Power outages peaked at more than 250,000 customers across the state in the early afternoon, with Duke Energy reporting most of the outages in the western North Carolina mountains. The number was down to about 147,000 customers by 10 p.m., including nearly 2,400 in Wake and Durham counties, as crews worked to restore power.
Harry LeGrand said stocking up for the hurricanes a few months ago helped him get by Sunday night when his power went out near Cameron Village in Raleigh.
"The batteries and all that, I was prepared – all the candles and stuff," LeGrand said. "But I wasn't really prepared for the power going out here, so I don't have a lot in the fridge."
The temperature in his home had dropped to 61 by Sunday night – the heat was set at 68 degrees when the power went out at 4 p.m. – so he said he was staying warm by wearing sweatpants and a sweatshirt and using his warmest blankets.
The state Division of Emergency Management opened 11 shelters across the western part of the state, and 172 National Guard members and 60 special vehicles responded to storm-stricken areas. The state Department of Transportation used 290 plows to clear highways.
In the Triangle, a tree fell on an apartment building in Sanford, damaging four units and leaving at least eight people without a place to stay. One man suffered a broken leg.
A tree also fell on a house on Markham Drive in Chapel Hill, while in Holly Springs, heavy snow collapsed a roof at Doyle's Christmas Tree Stand.
Aiden Lynch and his mother were walking on Heatherbrook Circle in Raleigh when Lynch said he heard a tree crack. A large tree in their neighbor's yard crashed to the ground and on top of a car.
"It was like a once-in-a-lifetime moment to see it fall," Lynch said. "I feel glad that like we weren't walking under there."
Neighbors rushed out to help, and the tree was out of the way in less than an hour.
Downed trees left about 3,000 customers in Chapel Hill in the dark Sunday evening, and police had to direct traffic on N.C. Highway 54, where a downed tree was across the roadway near Country Club Road.
The melting snow and the falling rain combined to cause flooding on some low-lying streets, such as South Saunders Street in Raleigh, where water was about 4 inches deep.

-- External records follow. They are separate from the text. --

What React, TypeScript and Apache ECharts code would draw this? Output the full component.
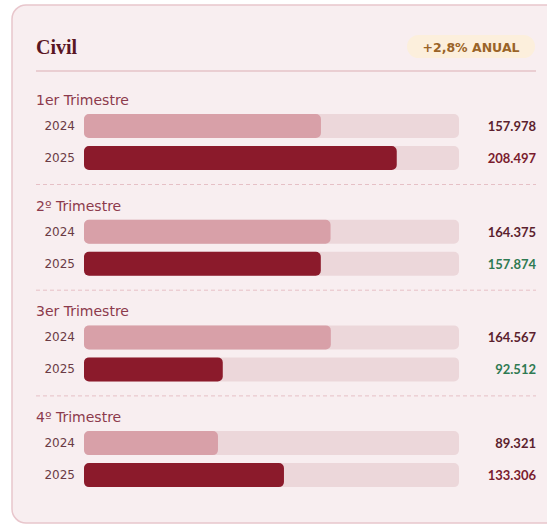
import React, { useEffect, useRef } from "react";
import * as echarts from "echarts";

const cardTitle = "Civil";
const badgeText = "+2,8% ANUAL";
const quarters = ["1er Trimestre", "2º Trimestre", "3er Trimestre", "4º Trimestre"];
const years = ["2024", "2025"];
const values2024 = [157978, 164375, 164567, 89321];
const values2025 = [208497, 157874, 92512, 133306];
const axisMax = 250000;

const fmt = (v: number) => {
  const s = String(Math.round(v));
  return s.replace(/\B(?=(\d{3})+(?!\d))/g, ".");
};

export default function App() {
  const ref = useRef<HTMLDivElement>(null);
  useEffect(() => {
    if (!ref.current) return;
    const chart = echarts.init(ref.current, null, { renderer: "svg" });
    const W = 547;
    const gridTop0 = 110;
    const step = 105.7;
    const grids: any[] = [];
    const xAxes: any[] = [];
    const yAxes: any[] = [];
    const series: any[] = [];
    const graphics: any[] = [];

    graphics.push({
      type: "rect",
      shape: { x: 12, y: 5, width: 560, height: 518, r: 14 },
      style: { fill: "#f8eef0", stroke: "#e8c6cc", lineWidth: 1.5 },
      z: -10,
    });
    graphics.push({
      type: "text",
      x: 36,
      y: 47,
      style: {
        text: cardTitle,
        font: "bold 20px 'Liberation Serif', serif",
        fill: "#5a1623",
        verticalAlign: "middle",
        align: "left",
      },
    });
    graphics.push({
      type: "rect",
      shape: { x: 407, y: 35, width: 128, height: 23, r: 11.5 },
      style: { fill: "#fcefdc" },
    });
    graphics.push({
      type: "text",
      x: 471,
      y: 47,
      style: {
        text: badgeText,
        font: "bold 12.5px 'DejaVu Sans', sans-serif",
        fill: "#9a6428",
        align: "center",
        verticalAlign: "middle",
      },
    });
    graphics.push({
      type: "line",
      shape: { x1: 36, y1: 71, x2: 536, y2: 71 },
      style: { stroke: "#e6c3c9", lineWidth: 1.5 },
    });

    quarters.forEach((q, i) => {
      const top = gridTop0 + i * step;
      grids.push({ left: 84, right: W - 459, top, height: 64, containLabel: false });
      xAxes.push({
        gridIndex: i,
        type: "value",
        min: 0,
        max: axisMax,
        show: false,
      });
      yAxes.push({
        gridIndex: i,
        type: "category",
        data: years,
        inverse: true,
        axisLine: { show: false },
        axisTick: { show: false },
        splitLine: { show: false },
        axisLabel: {
          margin: 9,
          color: "#6b3b45",
          fontSize: 12,
          fontFamily: "'DejaVu Sans', sans-serif",
        },
      });
      const down = values2025[i] < values2024[i];
      yAxes.push({
        gridIndex: i,
        type: "category",
        position: "right",
        offset: 77,
        data: [fmt(values2024[i]), fmt(values2025[i])],
        inverse: true,
        axisLine: { show: false },
        axisTick: { show: false },
        splitLine: { show: false },
        axisLabel: {
          inside: true,
          align: "right",
          margin: 0,
          fontSize: 13,
          fontWeight: "bold",
          fontFamily: "Lato, sans-serif",
          formatter: (v: string, idx: number) =>
            idx === 0 ? `{a|${v}}` : down ? `{d|${v}}` : `{u|${v}}`,
          rich: {
            a: { color: "#5c1f2e", fontSize: 13, fontWeight: "bold", fontFamily: "Lato, sans-serif" },
            u: { color: "#7a1c2e", fontSize: 13, fontWeight: "bold", fontFamily: "Lato, sans-serif" },
            d: { color: "#2f7a52", fontSize: 13, fontWeight: "bold", fontFamily: "Lato, sans-serif" },
          },
        },
      });
      series.push({
        type: "bar",
        xAxisIndex: i,
        yAxisIndex: i * 2,
        barWidth: 24,
        showBackground: true,
        backgroundStyle: { color: "#ecd7da", borderRadius: 5 },
        itemStyle: { borderRadius: 5 },
        data: [
          { value: values2024[i], itemStyle: { color: "#d8a0a8" } },
          { value: values2025[i], itemStyle: { color: "#8b1a2b" } },
        ],
      });
      graphics.push({
        type: "text",
        x: 36,
        y: top - 10,
        style: {
          text: q,
          font: "14px 'DejaVu Sans', sans-serif",
          fill: "#8c3a4c",
          align: "left",
          verticalAlign: "middle",
        },
      });
      if (i < quarters.length - 1) {
        graphics.push({
          type: "line",
          shape: { x1: 36, y1: top + 74.5, x2: 536, y2: top + 74.5 },
          style: { stroke: "#e6c0c6", lineWidth: 1, lineDash: [4, 3] },
        });
      }
    });

    chart.setOption({
      animation: false,
      backgroundColor: "#ffffff",
      grid: grids,
      xAxis: xAxes,
      yAxis: yAxes,
      series,
      graphic: graphics,
    });
    return () => chart.dispose();
  }, []);
  return (
    <div
      ref={ref}
      style={{ position: "absolute", left: 0, top: 0, width: 547, height: 524 }}
    />
  );
}
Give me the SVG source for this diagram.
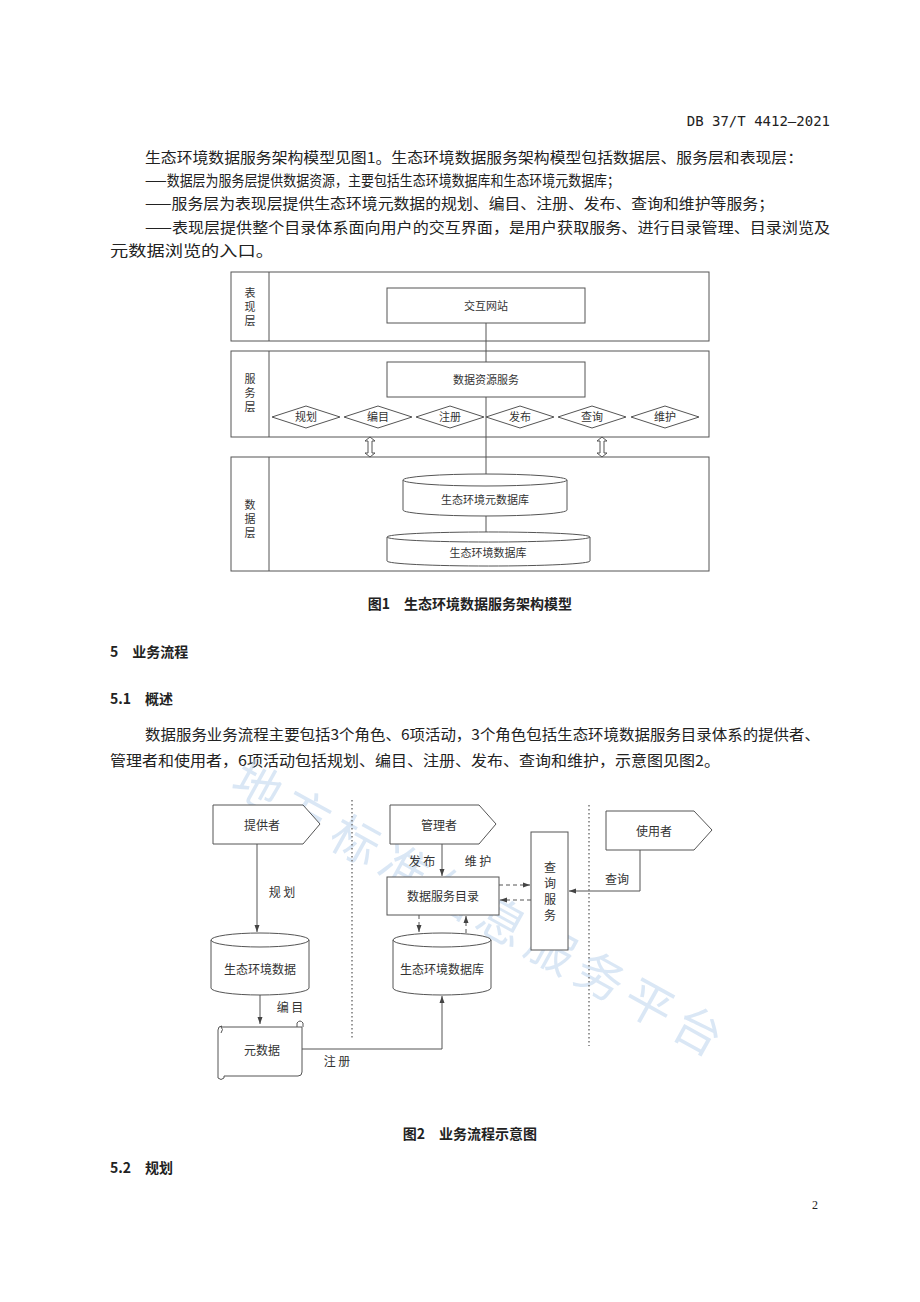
<svg xmlns="http://www.w3.org/2000/svg" width="920" height="1302" viewBox="0 0 920 1302">
<defs>
<marker id="ar" markerWidth="8" markerHeight="8" refX="7" refY="4" orient="auto" markerUnits="userSpaceOnUse"><path d="M0,1.5 L7,4 L0,6.5 Z" fill="#444"/></marker>
</defs>
<style>
text{font-family:"Noto Sans CJK SC","Liberation Serif",serif;fill:#222}
.b{font-size:15px}
.h{font-size:14px;font-weight:bold}
.s{font-size:12px;fill:#333}
.sm{font-size:11px;fill:#333}
.ln{fill:none;stroke:#555;stroke-width:1}
.bx{fill:#fff;stroke:#555;stroke-width:1}
.ds{fill:none;stroke:#555;stroke-width:1;stroke-dasharray:4,3}
.dt{fill:none;stroke:#777;stroke-width:1.5;stroke-dasharray:1.5,2.5}
.wm{font-size:48px;fill:#bcd4ee;opacity:0.55}
</style>
<rect width="920" height="1302" fill="#fff"/>
<text x="830" y="126" text-anchor="end" style="font-family:'DejaVu Sans Mono','Liberation Mono',monospace;font-size:14px">DB 37/T 4412—2021</text>
<text class="b" x="145" y="163" textLength="658" lengthAdjust="spacingAndGlyphs">生态环境数据服务架构模型见图1。生态环境数据服务架构模型包括数据层、服务层和表现层：</text>
<text class="b" x="145" y="186" textLength="475" lengthAdjust="spacingAndGlyphs">——数据层为服务层提供数据资源，主要包括生态环境数据库和生态环境元数据库；</text>
<text class="b" x="145" y="209" textLength="629" lengthAdjust="spacingAndGlyphs">——服务层为表现层提供生态环境元数据的规划、编目、注册、发布、查询和维护等服务；</text>
<text class="b" x="145" y="233" textLength="685" lengthAdjust="spacingAndGlyphs">——表现层提供整个目录体系面向用户的交互界面，是用户获取服务、进行目录管理、目录浏览及</text>
<text class="b" x="110" y="256" textLength="164" lengthAdjust="spacingAndGlyphs">元数据浏览的入口。</text>

<g id="fig1-connectors">
<line class="ln" x1="486" y1="323" x2="486" y2="532"/>
<path class="bx" d="M365,441 l5,-4 l5,4 l-3,0 l0,12 l3,0 l-5,4 l-5,-4 l3,0 l0,-12 Z"/>
<path class="bx" d="M597,441 l5,-4 l5,4 l-3,0 l0,12 l3,0 l-5,4 l-5,-4 l3,0 l0,-12 Z"/>
</g>
<g id="layer-pres"><rect class="ln" x="231" y="272" width="478" height="69"/><line class="ln" x1="269" y1="272" x2="269" y2="341"/>
<text class="sm" x="250" y="297" text-anchor="middle">表</text><text class="sm" x="250" y="311" text-anchor="middle">现</text><text class="sm" x="250" y="325" text-anchor="middle">层</text></g>
<g id="n-web"><rect class="bx" x="387" y="288" width="198" height="35"/><text class="sm" x="486" y="310" text-anchor="middle">交互网站</text></g>
<g id="layer-svc"><rect class="ln" x="231" y="351" width="478" height="86"/><line class="ln" x1="269" y1="351" x2="269" y2="437"/>
<text class="sm" x="250" y="383" text-anchor="middle">服</text><text class="sm" x="250" y="397" text-anchor="middle">务</text><text class="sm" x="250" y="411" text-anchor="middle">层</text></g>
<g id="n-drs"><rect class="bx" x="387" y="362" width="198" height="35"/><text class="sm" x="486" y="384" text-anchor="middle">数据资源服务</text></g>
<g id="d1"><polygon class="bx" points="272,417 306,406 340,417 306,428"/><text class="sm" x="306" y="421" text-anchor="middle">规划</text></g>
<g id="d2"><polygon class="bx" points="344,417 378,406 412,417 378,428"/><text class="sm" x="378" y="421" text-anchor="middle">编目</text></g>
<g id="d3"><polygon class="bx" points="416,417 450,406 484,417 450,428"/><text class="sm" x="450" y="421" text-anchor="middle">注册</text></g>
<g id="d4"><polygon class="bx" points="486,417 520,406 554,417 520,428"/><text class="sm" x="520" y="421" text-anchor="middle">发布</text></g>
<g id="d5"><polygon class="bx" points="558,417 592,406 626,417 592,428"/><text class="sm" x="592" y="421" text-anchor="middle">查询</text></g>
<g id="d6"><polygon class="bx" points="631,417 665,406 699,417 665,428"/><text class="sm" x="665" y="421" text-anchor="middle">维护</text></g>
<g id="layer-data"><rect class="ln" x="231" y="457" width="478" height="114"/><line class="ln" x1="269" y1="457" x2="269" y2="571"/>
<text class="sm" x="250" y="509" text-anchor="middle">数</text><text class="sm" x="250" y="523" text-anchor="middle">据</text><text class="sm" x="250" y="537" text-anchor="middle">层</text></g>
<g id="n-meta-db"><path class="bx" d="M403,480 A82,6 0 0 1 567,480 L567,510 A82,6 0 0 1 403,510 Z"/><path class="ln" d="M403,480 A82,6 0 0 0 567,480"/><text class="sm" x="485" y="504" text-anchor="middle">生态环境元数据库</text></g>
<g id="n-db"><path class="bx" d="M387,537 A101,5 0 0 1 590,537 L590,561 A101,5 0 0 1 387,561 Z"/><path class="ln" d="M387,537 A101,5 0 0 0 590,537"/><text class="sm" x="488" y="557" text-anchor="middle">生态环境数据库</text></g>
<text class="h" x="470" y="609" text-anchor="middle">图1　生态环境数据服务架构模型</text>

<text class="h" x="110" y="657">5　业务流程</text>
<text class="h" x="110" y="704">5.1　概述</text>
<text class="b" x="145" y="740" textLength="675" lengthAdjust="spacingAndGlyphs">数据服务业务流程主要包括3个角色、6项活动，3个角色包括生态环境数据服务目录体系的提供者、</text>
<text class="b" x="110" y="766" textLength="610" lengthAdjust="spacingAndGlyphs">管理者和使用者，6项活动包括规划、编目、注册、发布、查询和维护，示意图见图2。</text>

<g id="watermark" transform="translate(228,790) rotate(29)"><text class="wm" x="0" y="0" style="letter-spacing:8px">地方标准信息服务平台</text></g>

<g id="fig2-connectors">
<line class="dt" x1="352" y1="800" x2="352" y2="1040"/>
<line class="dt" x1="589" y1="805" x2="589" y2="1046"/>
<line class="ln" x1="257" y1="844" x2="257" y2="932" marker-end="url(#ar)"/>
<line class="ln" x1="260" y1="995" x2="260" y2="1024" marker-end="url(#ar)"/>
<path class="ln" d="M302,1049 L442,1049 L442,996" marker-end="url(#ar)"/>
<line class="ln" x1="442" y1="844" x2="442" y2="876" marker-end="url(#ar)"/>
<line class="ds" x1="499" y1="885" x2="530" y2="885" marker-end="url(#ar)"/>
<line class="ds" x1="531" y1="900" x2="500" y2="900" marker-end="url(#ar)"/>
<line class="ds" x1="419" y1="915" x2="419" y2="932" marker-end="url(#ar)"/>
<line class="ds" x1="466" y1="933" x2="466" y2="916" marker-end="url(#ar)"/>
<path class="ln" d="M640,850 L640,891 L569,891" marker-end="url(#ar)"/>
<text class="s" x="282" y="897" text-anchor="middle">规 划</text>
<text class="s" x="290" y="1012" text-anchor="middle">编 目</text>
<text class="s" x="337" y="1066" text-anchor="middle">注 册</text>
<text class="s" x="422" y="866" text-anchor="middle">发 布</text>
<text class="s" x="478" y="866" text-anchor="middle">维 护</text>
<text class="s" x="617" y="884" text-anchor="middle">查询</text>
</g>
<g id="n-provider"><polygon class="bx" points="213,805 303,805 320,824 303,844 213,844"/><text class="s" x="262" y="830" text-anchor="middle">提供者</text></g>
<g id="n-manager"><polygon class="bx" points="390,805 479,805 496,824 479,844 390,844"/><text class="s" x="439" y="830" text-anchor="middle">管理者</text></g>
<g id="n-user"><polygon class="bx" points="606,811 694,811 712,830 694,850 606,850"/><text class="s" x="654" y="836" text-anchor="middle">使用者</text></g>
<g id="n-query"><rect class="bx" x="531" y="832" width="37" height="118"/><text class="s" x="550" y="872" text-anchor="middle">查</text><text class="s" x="550" y="888" text-anchor="middle">询</text><text class="s" x="550" y="904" text-anchor="middle">服</text><text class="s" x="550" y="920" text-anchor="middle">务</text></g>
<g id="n-catalog"><rect class="bx" x="387" y="877" width="112" height="38"/><text class="s" x="443" y="901" text-anchor="middle">数据服务目录</text></g>
<g id="n-envdata"><path class="bx" d="M211,940 A49,7 0 0 1 309,940 L309,988 A49,7 0 0 1 211,988 Z"/><path class="ln" d="M211,940 A49,7 0 0 0 309,940"/><text class="s" x="260" y="974" text-anchor="middle">生态环境数据</text></g>
<g id="n-envdb"><path class="bx" d="M393,940 A49,7 0 0 1 491,940 L491,988 A49,7 0 0 1 393,988 Z"/><path class="ln" d="M393,940 A49,7 0 0 0 491,940"/><text class="s" x="442" y="974" text-anchor="middle">生态环境数据库</text></g>
<g id="n-meta"><path class="bx" d="M221,1027 L302,1027 L302,1072 Q302,1076 298,1076 L224,1076 L224,1078 Q221,1081 218,1078 L218,1030 Q218,1026 222,1026 Z"/><path class="ln" d="M221,1027 Q224,1029 221,1033 M297,1027 L297,1023 Q300,1019 303,1023 L303,1027"/><text class="s" x="262" y="1055" text-anchor="middle">元数据</text></g>
<text class="h" x="470" y="1139" text-anchor="middle">图2　业务流程示意图</text>
<text class="h" x="110" y="1173">5.2　规划</text>
<text x="812" y="1209" style="font-family:'Liberation Serif',serif;font-size:12px">2</text>
</svg>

"The roads have been pretty clear, been pretty clear, especially the main roads," delivery driver Dimitri Reese said. "I'm driving since 4 o'clock and working at the same time, and it's been pretty good. I've been in this area of Chapel Hill. I haven't been too far out in the Triangle, but right now, it's pretty good."
Authorities warned that many of those roadways would be slick Monday morning, and another system could dump more rain or snow across the region early Monday.
A winter storm warning remains in effect for most counties in and west of the Triangle until 7 p.m. Monday.
Most schools and businesses took pre-emptive action, canceling classes for the day or opening later to give road crews a chance to clear away any snow or ice for the second straight day.